La présence de drain a été relevée dans 16% des cas. Les drains encore visibles ne bénéficient plus d’un entretien, et leur fonctionnement se réduit progressivement par comblement. Ces drains sont surtout observés sur les milieux ouverts les plus engorgés en eau (formations tourbeuses, prairies humides…), sur lesquels a pu se développer une activité agricole dans le passé. Des actions ciblées sur ces drains doivent permettre de résorber leur action. La présence de pistes et de route forestières en contact avec les zones humides peut également induire une modification du fonctionnement hydraulique, en jouant un rôle de drainage, ou au contraire en réduisant les possibilités d’évacuation de l’eau. Aucune analyse de ce type n’a été conduite dans le cadre de cette étude.

Les comblements de zones humides par des remblais induisent également une modification des caractéristiques hydromorphiques de ces milieux. Ces comblements n’occupent pas la totalité de la surface de la zone humide, et résultent le plus souvent de la mise en place d’infrastructures (pistes sur remblais, place de dépôt,…). Les zones de suintements en fonds de vallon sont majoritairement touchées.

Autres sources de perturbations

En milieu forestier, hors du contexte de la gestion et de l’exploitation forestière, les sources de perturbations des zones humides sont assez limitées.
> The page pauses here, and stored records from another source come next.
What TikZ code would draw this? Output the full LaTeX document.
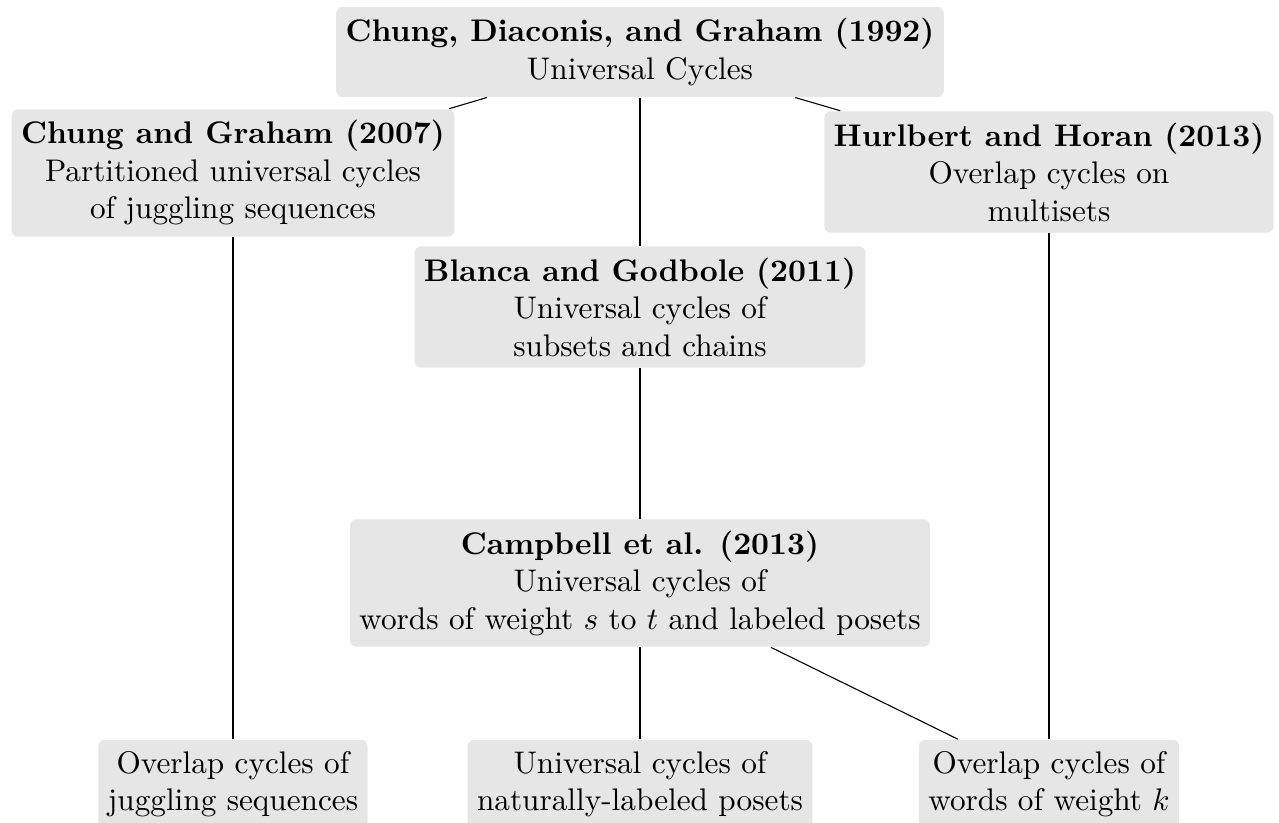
\documentclass[tikz,border=0pt]{standalone}
\usepackage{amsmath,amssymb}
\usepackage{tikz}
\usetikzlibrary{positioning}
\definecolor{boxgray}{HTML}{E6E6E6}

\begin{document}
\begin{tikzpicture}[x=0.32pt,y=-0.32pt,
  box/.style={fill=boxgray,rounded corners=2pt,align=center,inner xsep=3pt,inner ysep=3.6pt},
  link/.style={black,line width=0.35pt}]
\useasboundingbox (0,0) rectangle (1279,823);
\node[box] (cdg) at (640,52) {\textbf{Chung, Diaconis, and Graham (1992)}\\Universal Cycles};
\node[box] (cg) at (233,173) {\textbf{Chung and Graham (2007)}\\Partitioned universal cycles\\of juggling sequences};
\node[box] (hh) at (1049,172) {\textbf{Hurlbert and Horan (2013)}\\Overlap cycles on\\multisets};
\node[box] (bg) at (640,307) {\textbf{Blanca and Godbole (2011)}\\Universal cycles of\\subsets and chains};
\node[box] (camp) at (640,583) {\textbf{Campbell et al. (2013)}\\Universal cycles of\\words of weight $s$ to $t$ and labeled posets};
\node[box] (jug) at (233,784) {Overlap cycles of\\juggling sequences};
\node[box] (nat) at (640,784) {Universal cycles of\\naturally-labeled posets};
\node[box] (wt) at (1049,784) {Overlap cycles of\\words of weight $k$};
\draw[link] (cdg)--(cg);
\draw[link] (cdg)--(hh);
\draw[link] (cdg)--(bg);
\draw[link] (bg)--(camp);
\draw[link] (cg)--(jug);
\draw[link] (hh)--(wt);
\draw[link] (camp)--(nat);
\draw[link] (camp)--(wt);
\end{tikzpicture}
\end{document}
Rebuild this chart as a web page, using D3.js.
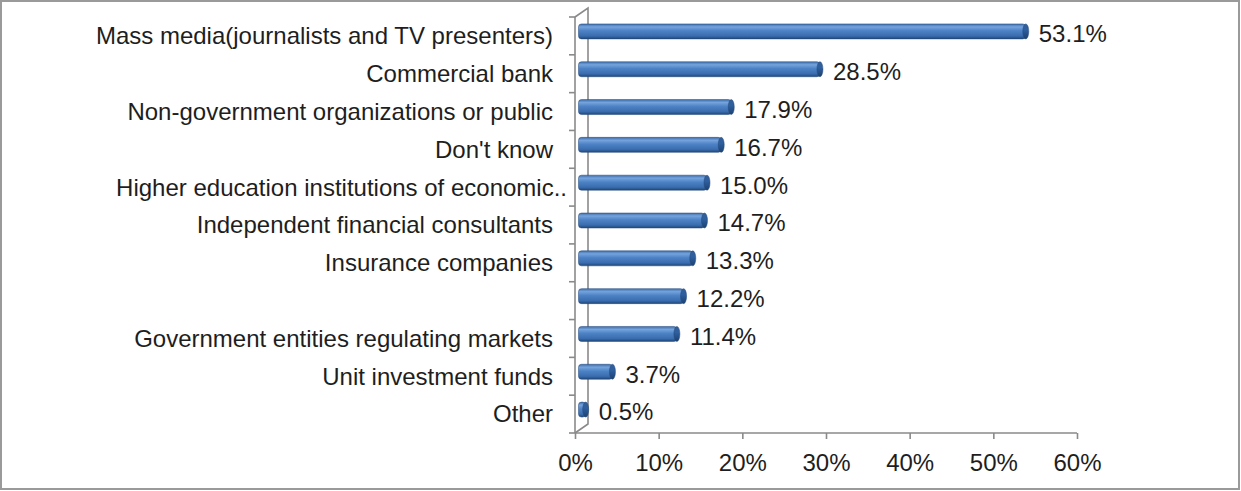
<!DOCTYPE html>
<html lang="en">
<head>
	<meta charset="UTF-8">
	<title>Chart</title>
	<script type="text/javascript" src="https://cdn.jsdelivr.net/npm/d3@7"></script>
</head>
<style>
	body { margin: 0; background: #fff; }
	text { font-family: "Liberation Sans", Arial, sans-serif; fill: #1e1e1e; }
</style>
<body>
	<script type="text/javascript">
		// chart data
		var categories = [
			"Mass media(journalists and TV presenters)",
			"Commercial bank",
			"Non-government organizations or public",
			"Don't know",
			"Higher education institutions of economic..",
			"Independent financial consultants",
			"Insurance companies",
			"",
			"Government entities regulating markets",
			"Unit investment funds",
			"Other"
		];
		var values = [53.1, 28.5, 17.9, 16.7, 15.0, 14.7, 13.3, 12.2, 11.4, 3.7, 0.5];
		var xTicks = [0, 10, 20, 30, 40, 50, 60];

		var width = 1241;
		var height = 491;
		var axisColor = '#8a8a8a';
		// 3d depth of the walls and of the bars
		var wallDx = 13, wallDy = -9;
		var barDx = 6.5, barDy = -4.5;
		var barH = 15;

		var svg = d3.select('body')
					.append('svg')
					.attr('width', width)
					.attr('height', height);

		// gradients for the cylinders
		var defs = svg.append('defs');
		var g1 = defs.append('linearGradient').attr('id', 'cyl').attr('x1', 0).attr('y1', 0).attr('x2', 0).attr('y2', 1);
		[[0, '#3d6dab'], [0.2, '#75a3dc'], [0.45, '#4d83c6'], [0.8, '#3a6daf'], [1, '#1f4778']].forEach(function(s){
			g1.append('stop').attr('offset', s[0]).attr('stop-color', s[1]);
		});
		var g2 = defs.append('linearGradient').attr('id', 'cap').attr('x1', 0).attr('y1', 0).attr('x2', 0).attr('y2', 1);
		[[0, '#355f98'], [0.4, '#2e5f9f'], [1, '#1c416f']].forEach(function(s){
			g2.append('stop').attr('offset', s[0]).attr('stop-color', s[1]);
		});

		// outer border
		svg.append('rect')
		   .attr('x', 1).attr('y', 1)
		   .attr('width', width - 3).attr('height', height - 3)
		   .attr('fill', '#fff')
		   .attr('stroke', '#9a9a9a')
		   .attr('stroke-width', 2);

		var x = d3.scaleLinear().domain([0, 60]).range([575, 1077]);
		var y = d3.scaleBand().domain(d3.range(categories.length)).range([17, 433]).padding(0);

		var x0 = x(0), yTop = y.range()[0], yBot = y.range()[1];

		// walls (left wall + floor edge)
		var walls = svg.append('g')
					   .attr('fill', 'none')
					   .attr('stroke', axisColor)
					   .attr('stroke-width', 1.6);
		walls.append('path')
			 .attr('d', 'M' + x0 + ',' + yTop + 'L' + (x0 + wallDx) + ',' + (yTop + wallDy) +
			 			'L' + (x0 + wallDx) + ',' + (yBot + wallDy) + 'L' + x0 + ',' + yBot);
		walls.append('line')
			 .attr('x1', x0).attr('x2', x0)
			 .attr('y1', yTop).attr('y2', yBot);

		// category ticks on the left (at band boundaries)
		var bounds = categories.map(function(d, i){ return y(i); }).concat([yBot]);
		walls.selectAll('.ytick')
			 .data(bounds)
			 .enter()
			 .append('line')
			 .attr('x1', x0 - 6).attr('x2', x0)
			 .attr('y1', function(d){ return d; })
			 .attr('y2', function(d){ return d; });

		// x axis
		var xAxis = d3.axisBottom(x)
					  .tickValues(xTicks)
					  .tickFormat(function(d){ return d + '%'; })
					  .tickSize(6)
					  .tickPadding(15);
		var gx = svg.append('g')
					.attr('transform', 'translate(0,' + yBot + ')')
					.call(xAxis);
		gx.select('.domain').attr('stroke', axisColor).attr('stroke-width', 1.6)
		  .attr('d', 'M' + x0 + ',0H' + x(60));
		gx.selectAll('.tick line').attr('stroke', axisColor).attr('stroke-width', 1.6);
		gx.selectAll('.tick text')
		  .attr('font-size', 24)
		  .attr('font-family', '"Liberation Sans", Arial, sans-serif')
		  .attr('fill', '#1e1e1e');

		// category labels
		svg.selectAll('.cat')
		   .data(categories)
		   .enter()
		   .append('text')
		   .attr('class', 'cat')
		   .attr('x', function(d){ return /\.\.$/.test(d) ? 567 : 553; })
		   .attr('y', function(d, i){ return y(i) + y.bandwidth() / 2; })
		   .attr('dy', '0.35em')
		   .attr('text-anchor', 'end')
		   .attr('font-size', 24)
		   .text(function(d){ return d; });

		// bars as cylinders
		var bars = svg.selectAll('.bar')
					  .data(values)
					  .enter()
					  .append('g')
					  .attr('class', 'bar')
					  .attr('transform', function(d, i){
					  	return 'translate(0,' + (y(i) + y.bandwidth() / 2 + barDy - barH / 2) + ')';
					  });

		bars.append('rect')
			.attr('x', x0 + barDx - 3)
			.attr('y', 0)
			.attr('width', function(d){ return Math.max(0, x(d) - x0 + 3); })
			.attr('height', barH)
			.attr('rx', 3)
			.attr('fill', 'url(#cyl)')
			.attr('stroke', '#24497a')
			.attr('stroke-width', 0.5);

		bars.append('ellipse')
			.attr('cx', function(d){ return x(d) + barDx; })
			.attr('cy', barH / 2)
			.attr('rx', 3)
			.attr('ry', barH / 2)
			.attr('fill', 'url(#cap)')
			.attr('stroke', '#24497a')
			.attr('stroke-width', 0.5);

		// value labels
		svg.selectAll('.val')
		   .data(values)
		   .enter()
		   .append('text')
		   .attr('class', 'val')
		   .attr('x', function(d){ return x(d) + barDx + 3 + 10; })
		   .attr('y', function(d, i){ return y(i) + y.bandwidth() / 2 - 2; })
		   .attr('dy', '0.35em')
		   .attr('font-size', 24)
		   .text(function(d){ return d.toFixed(1) + '%'; });
	</script>
</body>
</html>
Les activités et travaux en milieux naturels et donc en zone humide bénéficient déjà d’un cadre réglementaire étoffé. Dans la majorité des cas aucune autre source de perturbation n’a été identifiée. Quelques cas isolés de décharges sauvages (anciennes le plus souvent) ont été répertoriées. Par contre, la présence d’une activité cynégétique a été relevée dans 23 % des zones humides. Pour près de 10 % des cas il s’agit de poste d’agrainage fixes, ou d’affouragement (maïs, betteraves…), pierre à sel ou goudron de Norvège. Pour le reste il s’agit principalement de postes d’affûts (miradors), ou de présence de prairies à gibier. En contexte forestier, la grande faune (ongulés et suidés) apprécie particulièrement les refuges et points d’alimentation que procurent les zones humides naturelles. Si leur présence n’est pas source de problème, la sur fréquentation liée aux postes fixes d’agrainage et généralement aux méthodes d’affouragement en milieu humide créée d’évidentes perturbations (absence de végétation au sol, surpiétinnement…).